It seems that this debate pops up every time a female-driven film overperforms at the box office, since women (over 50% of our population, btw) are still considered a niche audience in Hollywood. They are perpetually forced to prove their spending power to the suits in Hollywood, who immediately question it if one film bombs. Think Sisyphus pushing that rock up the mountain of box office grosses.
Over the past few years, female-driven films have had big highs and crushing lows at the box office, and almost wiped from existence at one major studio. But each time, they came roaring back. So can we please stop acting surprised when a movie is successful and it just so happens to star women? (Pretty please…)
2005 – LOW
Aside from being a weak year for movies all around, 2005 was especially hard for actresses. An Entertainment Weekly column pointed out that this genre was in dire straits. No film with a woman as the sole lead broke $100M that year. Flightplan was the closest with $90M, even though that Jodie Foster film was originally written for a man and even kept the character’s name Kyle. The 40-Year-Old Virgin and Wedding Crashers portrayed the romantic comedy from a male POV to much acclaim. They were humongous hits at the box office, showing executives that bromance could top romance. Even the Best Actress Oscar race was slim pickings that year, with Judi Dench and Cherlize Theron scoring nods with unpopular films. Has anyone even seen Mrs. Henderson Presents?
2006 – HIGH
The Devil Wears Prada saved the female-driven film. That’s all.
All the main characters were women, and yet the film did not center around a wedding or finding a husband. Hollywood was stunned. Women actually went to the movies! Prada opened against Superman Returns on July 4th weekend and earned a strong $28M. Word-of-mouth carried the film to $125M domestically. Overseas, it pulled in over $200M – more than the hyped, uberexpensive Superman. The film turned Meryl Streep into a box office star; she delivered another 3 blockbusters in 2 years. Most important, the success of Prada gave Sarah Jessica Parker the confidence to forge ahead with the Sex and the City movie.
2007 – LOW
Bromance films reigned supreme. Sausage fests 300 and Wild Hogs pulled in a combined $379M during the traditionally sleepy spring season. Summer comedies Knocked Up, I Now Pronouce You Chuck and Larry, and Superbad all grossed over $120M apiece. Meanwhile, pricey films The Invasion starring Nicole Kidman and The Brave One starring Jodie Foster flopped big time. This prompted Warner Bros. President of Production Jeff Robinov to declare, "We are no longer doing movies with women in the lead.”
2008 – HIGH
Once again, the industry was shocked – SHOCKED – that women go to the movies. Sex and the City opened in May to a record-breaking $57M – the biggest romantic comedy and R-rated comedy opening in history at that time. It was seen as the first female-driven “event” film, with women going in groups to see the movie the way fanboys attended comic book films. The film grossed $153M in the US, proving the true power of women at the movies.
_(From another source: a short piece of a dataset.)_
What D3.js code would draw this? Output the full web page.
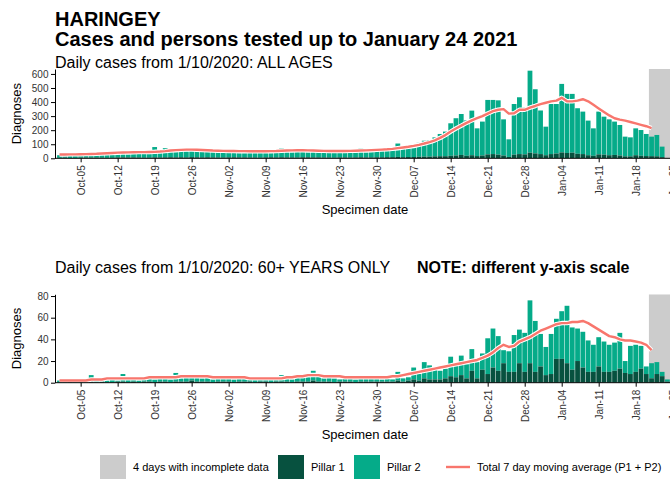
<!DOCTYPE html>
<html>
<head>
<meta charset="utf-8">
<script src="https://cdn.jsdelivr.net/npm/d3@7/dist/d3.min.js"></script>
<style>
  body { margin: 0; background: #fff; }
  svg { display: block; font-family: "Liberation Sans", Arial, sans-serif; }
</style>
</head>
<body>
<svg id="chart" width="670" height="485"></svg>
<script>
// ---- data: daily diagnoses by specimen date, from 1 Oct 2020 to 24 Jan 2021 ----
const startDate = "2020-10-01";
const incompleteDays = 4;

// All ages
const allPillar1 = [
  3,4,2,2,4,5,4,5,4,3,3,5,6,5,6,5,4,4,6,5,6,7,6,7,6,8,7,6,7,6,5,
  5,6,7,6,6,5,5,4,6,7,6,7,6,6,5,7,7,6,6,5,5,4,6,6,5,6,7,6,6,7,
  7,8,8,10,8,9,9,11,12,12,14,15,15,18,20,24,18,22,16,20,28,30,26,20,10,26,30,28,40,35,30,
  22,30,34,42,38,40,32,30,22,18,28,26,22,24,20,14,14,22,18,16,15,14,8,0
];
const allPillar2 = [
  19,21,18,16,24,25,23,25,24,22,21,30,32,31,34,33,28,26,74,37,66,41,46,48,44,50,49,46,43,42,40,
  39,42,43,41,40,40,37,36,39,41,41,63,44,42,40,43,45,42,40,39,37,36,39,38,38,40,63,42,44,45,
  52,52,55,95,60,63,69,99,113,118,135,158,175,231,265,291,252,317,197,241,387,385,386,257,125,360,404,332,583,456,310,
  203,356,352,487,420,418,324,302,246,195,304,270,255,237,217,140,135,191,183,157,139,152,75,0
];
const allAverage = [
  27,27,28,28,29,30,31,32,34,36,38,40,41,42,43,44,44,45,46,48,51,55,58,60,62,62,61,59,57,55,54,
  53,52,52,51,51,50,50,50,50,51,52,54,55,56,57,57,56,55,54,53,52,52,52,52,53,54,55,56,58,60,
  62,64,67,72,77,82,88,96,105,115,128,145,165,190,212,232,252,270,285,300,318,335,345,350,318,320,345,345,360,372,385,
  395,405,410,430,405,405,410,420,405,380,355,330,305,285,275,268,258,248,238,228,215
];

// 60+ years only
const oldPillar1 = [
  0,0,1,0,0,0,1,0,1,0,0,1,1,0,1,0,1,1,0,1,1,0,1,1,1,2,1,1,1,0,1,
  1,1,0,1,1,1,0,1,1,0,1,1,1,0,1,1,1,2,1,1,1,0,1,1,1,0,1,1,1,1,
  1,1,1,2,1,2,3,2,4,3,3,3,4,6,5,7,4,11,4,12,8,14,11,18,10,10,18,10,18,10,15,
  7,8,22,22,18,12,20,14,10,10,15,10,10,11,13,9,8,10,13,8,4,8,6,1
];
const oldPillar2 = [
  2,1,1,1,2,1,6,2,2,2,3,1,7,3,3,2,2,3,3,4,3,3,8,3,4,4,4,3,4,3,3,
  3,4,3,3,4,3,3,2,3,3,3,6,3,3,4,5,4,9,5,3,4,4,2,3,4,3,3,4,3,4,
  2,3,2,8,3,3,11,6,15,13,9,8,9,18,12,18,13,20,15,15,33,36,32,12,19,34,31,36,58,47,30,
  26,37,37,44,53,39,30,33,29,25,27,28,25,26,33,11,26,25,21,7,14,11,4,2
];
const oldAverage = [
  2,2,2,2,2,2,3,3,3,4,4,4,4,4,4,4,4,5,5,5,5,5,5,6,6,6,6,6,6,5,5,
  5,5,5,5,5,4,4,4,4,4,4,4,5,5,6,6,7,7,7,6,6,6,6,5,5,5,5,5,5,5,
  5,5,6,6,7,8,9,10,11,12,13,14,15,16,17,18,19,20,21,23,25,28,32,35,33,34,38,40,42,45,48,
  50,52,54,55,55,56,56,57,55,52,49,46,43,42,40,39,39,38,37,35,30
];

const xTickDates = ["2020-10-05","2020-10-12","2020-10-19","2020-10-26","2020-11-02","2020-11-09",
  "2020-11-16","2020-11-23","2020-11-30","2020-12-07","2020-12-14","2020-12-21","2020-12-28",
  "2021-01-04","2021-01-11","2021-01-18","2021-01-25"];
const allYTicks = [0, 100, 200, 300, 400, 500, 600];
const oldYTicks = [0, 20, 40, 60, 80];

const legendItems = [
  { label: "4 days with incomplete data", kind: "box", color: "#cccccc" },
  { label: "Pillar 1", kind: "box", color: "#07513f" },
  { label: "Pillar 2", kind: "box", color: "#05ab89" },
  { label: "Total 7 day moving average (P1 + P2)", kind: "line", color: "#f8766d" }
];

// ---- drawing ----
const W = 670, H = 485;
const svg = d3.select("#chart");
const parse = d3.utcParse("%Y-%m-%d");
const day0 = parse(startDate);
const dates = allPillar1.map((_, i) => d3.utcDay.offset(day0, i));

const x = d3.scaleUtc()
  .domain([parse("2020-10-01"), parse("2021-01-18")])
  .range([59.5, 635.7]);
const dayW = x(d3.utcDay.offset(day0, 1)) - x(day0);
const plotLeft = 55, plotRight = 680;

const COL = { p1: "#07513f", p2: "#05ab89", grey: "#cccccc", line: "#f8766d", text: "#333" };

// titles
svg.append("text").attr("x", 55).attr("y", 26).attr("font-size", 20).attr("font-weight", "bold")
  .text("HARINGEY");
svg.append("text").attr("x", 55).attr("y", 46).attr("font-size", 20).attr("font-weight", "bold")
  .text("Cases and persons tested up to January 24 2021");

function panel(cfg) {
  const y = d3.scaleLinear().domain([0, cfg.yMax]).range([cfg.bottom, cfg.top]);
  const g = svg.append("g");
  const clipId = "clip-" + cfg.id;
  svg.append("clipPath").attr("id", clipId).append("rect")
    .attr("x", plotLeft).attr("y", cfg.top).attr("width", plotRight - plotLeft).attr("height", cfg.bottom - cfg.top);
  const plot = g.append("g").attr("clip-path", `url(#${clipId})`);

  // incomplete-data shading
  const firstIncomplete = dates[dates.length - incompleteDays];
  plot.append("rect")
    .attr("x", x(firstIncomplete) - dayW / 2).attr("y", cfg.top)
    .attr("width", plotRight - (x(firstIncomplete) - dayW / 2)).attr("height", cfg.bottom - cfg.top)
    .attr("fill", COL.grey);

  // stacked bars: Pillar 1 at the bottom, Pillar 2 on top
  const rows = dates.map((d, i) => ({ d, p1: cfg.p1[i], p2: cfg.p2[i] }));
  const bw = dayW - 0.5;
  plot.append("g").selectAll("rect").data(rows).join("rect")
    .attr("x", r => x(r.d) - bw / 2).attr("width", bw)
    .attr("y", r => y(r.p1 + r.p2)).attr("height", r => y(r.p1) - y(r.p1 + r.p2))
    .attr("fill", COL.p2);
  plot.append("g").selectAll("rect").data(rows).join("rect")
    .attr("x", r => x(r.d) - bw / 2).attr("width", bw)
    .attr("y", r => y(r.p1)).attr("height", r => y(0) - y(r.p1))
    .attr("fill", COL.p1);

  // moving average with a white halo
  const ma = cfg.avg.map((v, i) => [dates[i], v]);
  const line = d3.line().x(p => x(p[0])).y(p => y(p[1]));
  plot.append("path").datum(ma).attr("d", line).attr("fill", "none")
    .attr("stroke", "#fff").attr("stroke-width", 4.5).attr("stroke-linejoin", "round");
  plot.append("path").datum(ma).attr("d", line).attr("fill", "none")
    .attr("stroke", COL.line).attr("stroke-width", 2.4).attr("stroke-linejoin", "round");

  // axes
  const ya = g.append("g").attr("transform", `translate(${plotLeft},0)`)
    .call(d3.axisLeft(y).tickValues(cfg.yTicks).tickSize(4).tickPadding(2.5).tickSizeOuter(0));
  ya.select(".domain").attr("stroke", "#000");
  ya.selectAll(".tick line").attr("stroke", "#000");
  ya.selectAll("text").attr("font-size", 10).attr("fill", COL.text).attr("font-family", null);

  const xa = g.append("g").attr("transform", `translate(0,${cfg.bottom})`)
    .call(d3.axisBottom(x).tickValues(xTickDates.map(parse)).tickSize(4)
      .tickFormat(d3.utcFormat("%b-%d")).tickSizeOuter(0));
  xa.select(".domain").attr("d", `M${plotLeft},0H${plotRight}`).attr("stroke", "#000");
  xa.selectAll(".tick line").attr("stroke", "#000");
  xa.selectAll("text").attr("font-size", 10).attr("fill", COL.text).attr("font-family", null)
    .attr("transform", "rotate(-90)").attr("text-anchor", "end")
    .attr("x", -7).attr("y", 0).attr("dy", "0.35em");

  g.append("text").attr("transform", `translate(21,${(cfg.top + cfg.bottom) / 2}) rotate(-90)`)
    .attr("text-anchor", "middle").attr("font-size", 13).attr("fill", "#000").text("Diagnoses");
  g.append("text").attr("x", 365).attr("y", cfg.bottom + 56).attr("text-anchor", "middle")
    .attr("font-size", 13).attr("fill", "#000").text("Specimen date");
}

svg.append("text").attr("x", 55).attr("y", 68).attr("font-size", 16)
  .text("Daily cases from 1/10/2020: ALL AGES");
panel({ id: "all", top: 69, bottom: 158.3, yMax: 635, yTicks: allYTicks,
        p1: allPillar1, p2: allPillar2, avg: allAverage });

svg.append("text").attr("x", 55).attr("y", 273).attr("font-size", 16)
  .text("Daily cases from 1/10/2020: 60+ YEARS ONLY");
svg.append("text").attr("x", 417).attr("y", 273).attr("font-size", 16).attr("font-weight", "bold")
  .text("NOTE: different y-axis scale");
panel({ id: "old", top: 294.3, bottom: 382.7, yMax: 81.6, yTicks: oldYTicks,
        p1: oldPillar1, p2: oldPillar2, avg: oldAverage });

// legend
const legendX = [100, 278, 354, 446];
const lg = svg.append("g").attr("transform", "translate(0,467)");
legendItems.forEach((it, i) => {
  const gx = legendX[i];
  if (it.kind === "box") {
    lg.append("rect").attr("x", gx).attr("y", -12).attr("width", 26).attr("height", 24).attr("fill", it.color);
  } else {
    lg.append("line").attr("x1", gx).attr("x2", gx + 24).attr("y1", 0).attr("y2", 0)
      .attr("stroke", it.color).attr("stroke-width", 2.4);
  }
  lg.append("text").attr("x", gx + (it.kind === "box" ? 33 : 31)).attr("y", 0).attr("dy", "0.35em")
    .attr("font-size", 11).attr("fill", "#000").text(it.label);
});
</script>
</body>
</html>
Again. And the fact that the film starred 4 women over the age of 40 gave Hollywood a heart attack.
That fall, another female-driven franchise opened to stellar numbers: Twilight. Need I say anymore about Twilight? To this day, it’s the most popular and highest-grossing film franchise powered predominantly by female audiences, with nearly $800M in domestic grosses thus far.
2009 – MEGA-HIGH
The weekend of November 20-22 was one for the record books. Twilight: New Moon and The Blind Side, both female-led films, gave a 1-2 punch to the box office, earning a combined $177M in just 3 days. Female audiences were the driving force behind the attendance. 80% of New Moon’s and 59% of Blind Side’s opening weekend audience were women. New Moon had the third biggest debut in history. It was the second highest-grossing weekend in history ($250M for all films), just behind the opening weekend of The Dark Knight. The dynamic duo grossed over $1 Billion internationally. The Blind Side won Sandra Bullock her first Oscar. (Don’t worry, Twihards: Kristen Stewart won an MTV Movie Award for her performance, too.) It was the highest-grossing picture to win an actor an Academy Award – male or female – since Forrest Gump in 1994.
Oh, and did I mention who released The Blind Side?
While young men may be a more reliable moviegoing demographic, that doesn't mean female-driven films should forever be an endangered species. I do understand where Hollywood is coming from. Women will watch a movie starring all men (e.g. The Departed, The Hangover) but it's tough to get men to watch a movie starring all women. But that doesn't mean they should stop making female-centric movies altogether. The reason both genders saw The Departed and The Hangover is because they were good movies. That's why they're seeing Bridesmaids. There is an audience for female-driven movies, but it's an audience that cares about quality -- no matter if it's a man or a woman on the screen.